وَقَالَ تَعَالَى: ﴿يَوْمَ يُنْفَخُ فِي الصُّورِ وَنَحْشُرُ الْمُجْرِمِينَ يَوْمَئِذٍ زُرْقًا * يَتَخَافَتُونَ بَيْنَهُمْ إِنْ لَبِثْتُمْ إِلا عَشْرًا * نَحْنُ أَعْلَمُ بِمَا يَقُولُونَ إِذْ يَقُولُ أَمْثَلُهُمْ طَرِيقَةً إِنْ لَبِثْتُمْ إِلا يَوْمًا﴾ [طه: ١٠٢ -١٠٤]،

"Selain itu, Allah swt. juga berfirman dalam surah Thaha ayat 102-104, yang mempunyai arti, “(Yaitu) pada hari ketika sangkakala ditiup. Pada hari itu Kami kumpulkan para pendurhaka dengan (wajah) pucat (penuh ketakutan). Mereka berbisik satu sama lain, “Kamu tinggal (di dunia) tidak lebih dari sepuluh (hari).” Kami lebih mengetahui apa yang akan mereka katakan, ketika orang yang paling lurus jalannya mengatakan, “Kamu tinggal (di dunia) tidak lebih dari sehari saja.” (QS. Thaha: 102-104)
 

وَقَالَ تَعَالَى: ﴿وَيَوْمَ تَقُومُ السَّاعَةُ يُقْسِمُ الْمُجْرِمُونَ مَا لَبِثُوا غَيْرَ سَاعَةٍ كَذَلِكَ كَانُوا يُؤْفَكُونَ * وَقَالَ الَّذِينَ أُوتُوا الْعِلْمَ وَالإيمَانَ لَقَدْ لَبِثْتُمْ فِي كِتَابِ اللَّهِ إِلَى يَوْمِ الْبَعْثِ فَهَذَا يَوْمُ الْبَعْثِ وَلَكِنَّكُمْ كُنْتُمْ لَا تَعْلَمُونَ﴾ [الرُّومِ: ٥٥، ٥٦] 
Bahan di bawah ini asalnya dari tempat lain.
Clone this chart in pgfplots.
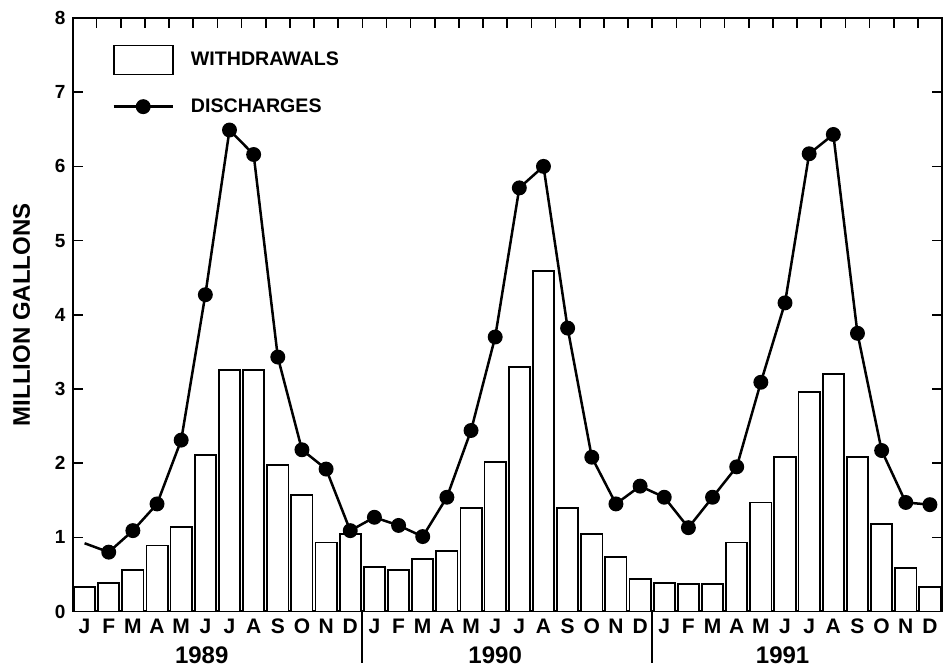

Sebagaimana juga dalam firman-Nya surah ar-Rum ayat 55-56, yang mempunyai arti, “Pada hari (ketika) terjadi kiamat, para pendurhaka (kafir) bersumpah bahwa mereka berdiam (dalam kubur) hanya sesaat (saja). Begitulah dahulu mereka dipalingkan (dari kebenaran). Orang-orang yang diberi ilmu dan iman berkata (kepada orang-orang kafir), “Sungguh, kamu benar-benar telah berdiam (dalam kubur) menurut ketetapan Allah sampai hari Kebangkitan. Maka, inilah hari Kebangkitan itu, tetapi dahulu kamu tidak mengetahui (bahwa itu benar adanya).” (QS. ar-Rum: 55-56)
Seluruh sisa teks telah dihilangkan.